Written by Michael Larabel in Intel on 9 September 2024 at 04:11 PM EDT. 4 Comments
INTEL
Last month I wrote about Intel Linux engineers working on a new Efficiency Latency Control feature for their uncore driver. This ELC option allows for adjusting the behavior of the Intel uncore for efficiency versus latency characteristics. Those Intel ELC patches to the TPMI uncore driver are now queued up for merging with the upcoming Linux 6.12 cycle.

The Intel Efficiency Latency Control allows fine-tuning SoCs -- with a particula emphasis on Xeon processors -- to achieve greater energy efficiency if so desired. The ELC tunables can be controlled under Linux with some new sysfs options exposed by these patches. The ELC Linux patches sum up the capability as:
"In the realm of high-performance computing, particularly with Xeon processors, managing uncore frequency is an important aspect of system optimization. Traditionally, the uncore frequency is ramped up rapidly in high load scenarios. While this strategy achieves low latency, which is crucial for time-sensitive computations, it does not necessarily yield the best performance per watt, —a key metric for energy efficiency and operational cost savings.

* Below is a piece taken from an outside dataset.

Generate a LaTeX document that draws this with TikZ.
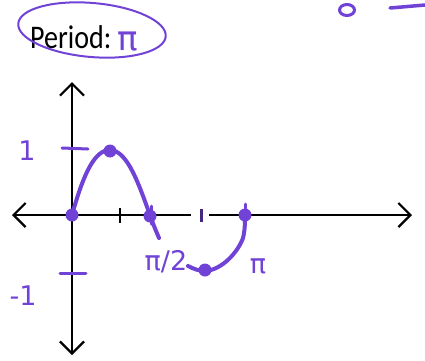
\documentclass[tikz,border=0pt]{standalone}
\usepackage{fontspec}
\setmainfont{Carlito}
\newfontfamily\handfont{DejaVu Sans}
\usetikzlibrary{arrows.meta,shapes.geometric}
\definecolor{pen}{RGB}{112,66,214}
\begin{document}
\begin{tikzpicture}[x=1pt,y=-1pt,
  axis/.style={line width=2.2pt,black},
  tip/.style={-{Straight Barb[length=12pt,width=24pt,line width=2.2pt]}},
  curve/.style={pen,line width=4pt,line cap=round},
  tickp/.style={pen,line width=3pt,line cap=round},
  dotp/.style={circle,fill=pen,inner sep=0pt,minimum size=13pt},
  hand/.style={pen,font=\handfont\fontsize{27}{27}\selectfont,inner sep=0pt}]
\useasboundingbox (0,0) rectangle (425,360);
% header
\node[anchor=base west,inner sep=0pt,xscale=0.85,font=\fontsize{33}{33}\selectfont] (per) at (30,48) {Period:};
\node[hand,anchor=base west,font=\handfont\fontsize{34}{34}\selectfont] (pi0) at (117,50) {π};
\draw[pen,line width=2pt,rotate around={-5:(92,30)}] (92,30) ellipse[x radius=74,y radius=27];
\node[pen,draw,line width=3pt,ellipse,inner sep=0pt,minimum width=15pt,minimum height=11pt] (o) at (347,10) {};
\coordinate (d1) at (390,8);
\coordinate (d2) at (425,5);
\draw[pen,line width=3.5pt,line cap=round] (d1) -- (d2);
% axes
\coordinate (yt) at (72,82);
\coordinate (yb) at (72,355);
\coordinate (xl) at (12,215);
\coordinate (xr) at (412,215);
\coordinate (g1) at (191,215);
\coordinate (g2) at (209,215);
\draw[axis,tip] (72,215) -- (yt);
\draw[axis,tip] (72,215) -- (yb);
\draw[axis,tip] (g1) -- (xl);
\draw[axis,tip] (g2) -- (xr);
\draw[line width=3pt,pen!60!black] (201,209) -- (201,222);
\draw[line width=2pt] (120,208) -- (120,223);
% ticks
\draw[tickp] (62,148) -- (88,149);
\draw[tickp] (60,273) -- (86,273);
\draw[tickp] (151,206) -- (151,224);
\draw[tickp] (245,204) -- (245,222);
% labels
\node[hand] (l1) at (27,151) {1};
\node[hand] (lm1) at (23,296) {-1};
\node[hand] (lpi2) at (166,262) {π/2};
\node[hand] (lpi) at (258,266) {π};
% curve
\draw[curve] (72,215) .. controls (84,172) and (95,150) .. (110,150)
  .. controls (128,150) and (140,188) .. (150,215)
  .. controls (153,224) and (156,231) .. (159,238);
\draw[curve] (188,266) .. controls (194,269) and (199,271) .. (205,271)
  .. controls (222,270) and (238,252) .. (243,238)
  .. controls (245,230) and (245,222) .. (245,215);
% dots
\node[dotp] (p0) at (72,215) {};
\node[dotp] (p1) at (110,151) {};
\node[dotp] (p2) at (150,216) {};
\node[dotp] (p3) at (205,270) {};
\node[dotp] (p4) at (245,215) {};
\end{tikzpicture}
\end{document}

The Efficiency vs. Latency Control (ELC) feature allows user to influence the uncore frequency scaling algorithm. Hardware monitors the average CPU utilization across all cores at regular intervals. If the average CPU utilization is below a user defined threshold (elc_low_threshold_percent), the user defined uncore frequency floor frequency will be used (elc_floor_freq_khz), minimizing latency. Similarly in high load scenario where the CPU utilization goes above the high threshold value (elc_high_threshold_percent) instead of jumping to maximum uncore frequency, uncore frequency is increased in 100MHz steps until the power limit is reached."

The patches adding this Efficiency Latency Control feature to the Intel uncore driver code have been queued into platform-drivers-x86.git's for-next branch. With it now in the "for-next" code ahead of the upcoming Linux 6.12 merge window, it should be part of this next kernel cycle barring any last minute issues from coming to light.